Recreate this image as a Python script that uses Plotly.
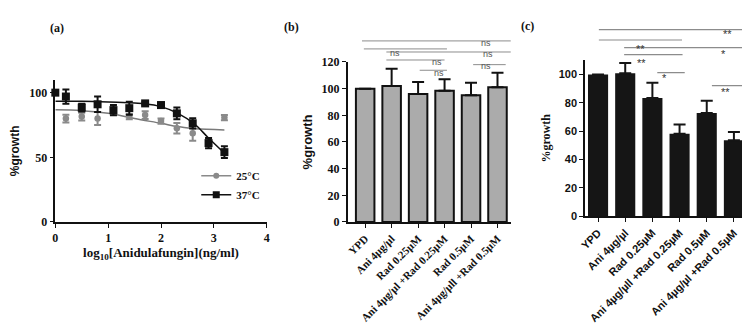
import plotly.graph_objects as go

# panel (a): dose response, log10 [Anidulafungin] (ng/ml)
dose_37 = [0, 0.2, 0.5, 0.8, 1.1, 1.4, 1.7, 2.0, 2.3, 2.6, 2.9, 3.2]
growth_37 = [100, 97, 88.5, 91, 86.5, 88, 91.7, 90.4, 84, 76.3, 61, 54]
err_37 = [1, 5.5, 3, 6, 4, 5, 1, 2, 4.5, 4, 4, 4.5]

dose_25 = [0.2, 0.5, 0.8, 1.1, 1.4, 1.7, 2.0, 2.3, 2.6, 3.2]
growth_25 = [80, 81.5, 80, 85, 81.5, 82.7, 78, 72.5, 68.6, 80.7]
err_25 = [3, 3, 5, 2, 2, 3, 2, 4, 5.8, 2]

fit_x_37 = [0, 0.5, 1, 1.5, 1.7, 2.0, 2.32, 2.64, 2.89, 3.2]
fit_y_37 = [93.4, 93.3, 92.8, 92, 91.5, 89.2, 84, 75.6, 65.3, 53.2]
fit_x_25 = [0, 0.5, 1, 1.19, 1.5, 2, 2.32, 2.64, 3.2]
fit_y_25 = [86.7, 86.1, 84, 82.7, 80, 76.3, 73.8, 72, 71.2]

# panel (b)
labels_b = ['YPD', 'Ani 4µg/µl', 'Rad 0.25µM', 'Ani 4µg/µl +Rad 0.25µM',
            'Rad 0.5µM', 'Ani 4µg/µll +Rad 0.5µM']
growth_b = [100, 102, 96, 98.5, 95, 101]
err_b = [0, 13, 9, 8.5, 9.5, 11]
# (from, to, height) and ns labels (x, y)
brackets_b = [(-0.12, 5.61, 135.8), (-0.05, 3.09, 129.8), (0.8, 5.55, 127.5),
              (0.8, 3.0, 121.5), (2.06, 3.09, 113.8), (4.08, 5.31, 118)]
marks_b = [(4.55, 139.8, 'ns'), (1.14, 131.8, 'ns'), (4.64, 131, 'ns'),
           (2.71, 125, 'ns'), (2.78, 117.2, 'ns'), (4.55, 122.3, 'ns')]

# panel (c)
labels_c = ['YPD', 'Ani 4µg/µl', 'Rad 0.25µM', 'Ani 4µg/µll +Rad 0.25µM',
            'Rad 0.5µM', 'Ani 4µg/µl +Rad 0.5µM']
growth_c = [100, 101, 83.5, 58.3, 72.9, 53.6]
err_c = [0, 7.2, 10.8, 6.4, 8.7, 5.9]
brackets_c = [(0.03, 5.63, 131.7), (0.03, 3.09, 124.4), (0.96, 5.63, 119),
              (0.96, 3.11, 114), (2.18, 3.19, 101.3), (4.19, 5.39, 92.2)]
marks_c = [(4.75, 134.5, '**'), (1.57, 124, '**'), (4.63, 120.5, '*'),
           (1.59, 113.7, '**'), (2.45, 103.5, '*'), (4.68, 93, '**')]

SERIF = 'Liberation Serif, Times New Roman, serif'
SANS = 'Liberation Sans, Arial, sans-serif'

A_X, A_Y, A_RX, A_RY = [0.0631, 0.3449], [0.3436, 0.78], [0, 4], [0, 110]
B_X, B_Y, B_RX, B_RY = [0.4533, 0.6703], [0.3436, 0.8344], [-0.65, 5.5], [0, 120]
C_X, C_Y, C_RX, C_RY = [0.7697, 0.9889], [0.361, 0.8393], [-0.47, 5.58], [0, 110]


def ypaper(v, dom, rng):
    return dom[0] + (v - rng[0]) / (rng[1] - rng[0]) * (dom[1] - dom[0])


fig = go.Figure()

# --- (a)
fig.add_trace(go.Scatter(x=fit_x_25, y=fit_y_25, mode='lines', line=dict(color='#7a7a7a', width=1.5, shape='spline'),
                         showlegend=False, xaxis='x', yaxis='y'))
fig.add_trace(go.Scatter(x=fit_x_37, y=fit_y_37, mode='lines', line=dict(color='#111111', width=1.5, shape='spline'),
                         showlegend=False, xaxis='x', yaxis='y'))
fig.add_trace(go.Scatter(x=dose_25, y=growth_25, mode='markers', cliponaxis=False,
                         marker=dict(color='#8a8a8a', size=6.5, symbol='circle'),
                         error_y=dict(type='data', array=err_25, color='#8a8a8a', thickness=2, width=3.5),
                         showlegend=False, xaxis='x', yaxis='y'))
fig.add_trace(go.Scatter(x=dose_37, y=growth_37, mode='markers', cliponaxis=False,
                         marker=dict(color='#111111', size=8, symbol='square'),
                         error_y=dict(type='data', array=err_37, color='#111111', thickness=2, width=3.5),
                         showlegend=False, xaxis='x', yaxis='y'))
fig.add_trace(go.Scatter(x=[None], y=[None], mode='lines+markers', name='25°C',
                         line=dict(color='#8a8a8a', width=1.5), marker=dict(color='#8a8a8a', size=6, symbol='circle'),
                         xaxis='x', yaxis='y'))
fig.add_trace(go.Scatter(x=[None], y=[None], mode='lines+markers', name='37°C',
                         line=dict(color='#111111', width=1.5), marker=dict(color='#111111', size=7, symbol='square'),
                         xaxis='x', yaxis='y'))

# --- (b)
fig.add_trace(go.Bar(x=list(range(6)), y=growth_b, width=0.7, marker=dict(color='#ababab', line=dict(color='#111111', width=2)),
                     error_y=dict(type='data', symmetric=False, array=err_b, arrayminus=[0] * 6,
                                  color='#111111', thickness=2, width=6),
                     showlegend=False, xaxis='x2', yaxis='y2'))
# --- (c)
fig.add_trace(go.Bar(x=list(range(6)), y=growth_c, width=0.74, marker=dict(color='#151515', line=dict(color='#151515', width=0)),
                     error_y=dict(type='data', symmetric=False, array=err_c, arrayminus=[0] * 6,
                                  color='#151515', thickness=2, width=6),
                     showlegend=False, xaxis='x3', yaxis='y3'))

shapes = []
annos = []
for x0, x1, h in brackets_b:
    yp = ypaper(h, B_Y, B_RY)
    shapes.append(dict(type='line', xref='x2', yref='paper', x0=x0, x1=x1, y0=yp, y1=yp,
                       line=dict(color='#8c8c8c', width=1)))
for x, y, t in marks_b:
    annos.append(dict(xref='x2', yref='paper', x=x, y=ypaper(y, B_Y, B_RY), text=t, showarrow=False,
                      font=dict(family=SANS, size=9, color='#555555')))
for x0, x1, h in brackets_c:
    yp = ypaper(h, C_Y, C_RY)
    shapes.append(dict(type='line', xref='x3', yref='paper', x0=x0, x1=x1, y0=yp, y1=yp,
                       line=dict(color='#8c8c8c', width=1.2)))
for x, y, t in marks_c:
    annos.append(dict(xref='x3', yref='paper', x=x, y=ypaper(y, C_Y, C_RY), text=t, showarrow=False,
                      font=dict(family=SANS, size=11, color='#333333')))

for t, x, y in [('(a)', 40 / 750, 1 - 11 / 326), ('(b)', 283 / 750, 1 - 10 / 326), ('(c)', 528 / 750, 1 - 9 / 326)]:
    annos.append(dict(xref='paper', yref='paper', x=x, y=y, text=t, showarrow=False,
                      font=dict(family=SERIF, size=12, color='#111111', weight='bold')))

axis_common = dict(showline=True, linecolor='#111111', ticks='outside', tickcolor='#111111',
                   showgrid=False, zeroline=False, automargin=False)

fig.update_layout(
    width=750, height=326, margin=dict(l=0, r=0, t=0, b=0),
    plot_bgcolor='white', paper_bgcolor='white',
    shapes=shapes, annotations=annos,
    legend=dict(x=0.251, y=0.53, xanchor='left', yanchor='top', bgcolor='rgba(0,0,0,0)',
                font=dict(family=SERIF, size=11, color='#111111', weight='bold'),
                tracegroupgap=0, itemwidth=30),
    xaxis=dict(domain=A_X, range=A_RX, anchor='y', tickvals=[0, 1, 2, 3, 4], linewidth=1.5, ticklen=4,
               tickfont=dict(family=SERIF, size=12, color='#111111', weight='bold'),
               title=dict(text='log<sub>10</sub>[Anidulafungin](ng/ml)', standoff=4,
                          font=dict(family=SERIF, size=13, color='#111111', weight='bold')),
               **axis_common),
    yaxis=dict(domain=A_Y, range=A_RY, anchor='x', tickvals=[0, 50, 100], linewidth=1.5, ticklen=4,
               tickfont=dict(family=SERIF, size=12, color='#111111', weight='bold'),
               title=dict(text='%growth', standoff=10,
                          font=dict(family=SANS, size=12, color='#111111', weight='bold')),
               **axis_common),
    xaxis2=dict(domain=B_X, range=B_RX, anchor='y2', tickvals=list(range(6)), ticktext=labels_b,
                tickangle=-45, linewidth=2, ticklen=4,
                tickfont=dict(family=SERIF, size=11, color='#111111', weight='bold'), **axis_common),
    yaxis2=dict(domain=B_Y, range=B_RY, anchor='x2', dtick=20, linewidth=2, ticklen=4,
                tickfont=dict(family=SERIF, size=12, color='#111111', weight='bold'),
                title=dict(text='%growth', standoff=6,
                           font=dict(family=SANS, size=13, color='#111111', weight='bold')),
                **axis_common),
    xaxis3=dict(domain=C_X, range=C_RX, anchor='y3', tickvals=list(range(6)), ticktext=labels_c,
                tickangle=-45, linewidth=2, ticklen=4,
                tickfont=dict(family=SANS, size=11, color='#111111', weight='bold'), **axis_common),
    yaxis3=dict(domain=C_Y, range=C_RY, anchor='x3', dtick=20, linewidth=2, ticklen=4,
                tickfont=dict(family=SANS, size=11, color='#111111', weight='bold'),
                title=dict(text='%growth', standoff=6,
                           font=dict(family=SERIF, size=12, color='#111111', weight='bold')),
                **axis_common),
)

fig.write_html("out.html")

What to do - Please quote the lines of the material, beginning with the first and ending with the one that contains "SANS = 'Liberation Sans, Arial, sans-serif'", exactly as written and without any pictures.

Result of this task -
Recreate this image as a Python script that uses Plotly.
import plotly.graph_objects as go

# panel (a): dose response, log10 [Anidulafungin] (ng/ml)
dose_37 = [0, 0.2, 0.5, 0.8, 1.1, 1.4, 1.7, 2.0, 2.3, 2.6, 2.9, 3.2]
growth_37 = [100, 97, 88.5, 91, 86.5, 88, 91.7, 90.4, 84, 76.3, 61, 54]
err_37 = [1, 5.5, 3, 6, 4, 5, 1, 2, 4.5, 4, 4, 4.5]

dose_25 = [0.2, 0.5, 0.8, 1.1, 1.4, 1.7, 2.0, 2.3, 2.6, 3.2]
growth_25 = [80, 81.5, 80, 85, 81.5, 82.7, 78, 72.5, 68.6, 80.7]
err_25 = [3, 3, 5, 2, 2, 3, 2, 4, 5.8, 2]

fit_x_37 = [0, 0.5, 1, 1.5, 1.7, 2.0, 2.32, 2.64, 2.89, 3.2]
fit_y_37 = [93.4, 93.3, 92.8, 92, 91.5, 89.2, 84, 75.6, 65.3, 53.2]
fit_x_25 = [0, 0.5, 1, 1.19, 1.5, 2, 2.32, 2.64, 3.2]
fit_y_25 = [86.7, 86.1, 84, 82.7, 80, 76.3, 73.8, 72, 71.2]

# panel (b)
labels_b = ['YPD', 'Ani 4µg/µl', 'Rad 0.25µM', 'Ani 4µg/µl +Rad 0.25µM',
            'Rad 0.5µM', 'Ani 4µg/µll +Rad 0.5µM']
growth_b = [100, 102, 96, 98.5, 95, 101]
err_b = [0, 13, 9, 8.5, 9.5, 11]
# (from, to, height) and ns labels (x, y)
brackets_b = [(-0.12, 5.61, 135.8), (-0.05, 3.09, 129.8), (0.8, 5.55, 127.5),
              (0.8, 3.0, 121.5), (2.06, 3.09, 113.8), (4.08, 5.31, 118)]
marks_b = [(4.55, 139.8, 'ns'), (1.14, 131.8, 'ns'), (4.64, 131, 'ns'),
           (2.71, 125, 'ns'), (2.78, 117.2, 'ns'), (4.55, 122.3, 'ns')]

# panel (c)
labels_c = ['YPD', 'Ani 4µg/µl', 'Rad 0.25µM', 'Ani 4µg/µll +Rad 0.25µM',
            'Rad 0.5µM', 'Ani 4µg/µl +Rad 0.5µM']
growth_c = [100, 101, 83.5, 58.3, 72.9, 53.6]
err_c = [0, 7.2, 10.8, 6.4, 8.7, 5.9]
brackets_c = [(0.03, 5.63, 131.7), (0.03, 3.09, 124.4), (0.96, 5.63, 119),
              (0.96, 3.11, 114), (2.18, 3.19, 101.3), (4.19, 5.39, 92.2)]
marks_c = [(4.75, 134.5, '**'), (1.57, 124, '**'), (4.63, 120.5, '*'),
           (1.59, 113.7, '**'), (2.45, 103.5, '*'), (4.68, 93, '**')]

SERIF = 'Liberation Serif, Times New Roman, serif'
SANS = 'Liberation Sans, Arial, sans-serif'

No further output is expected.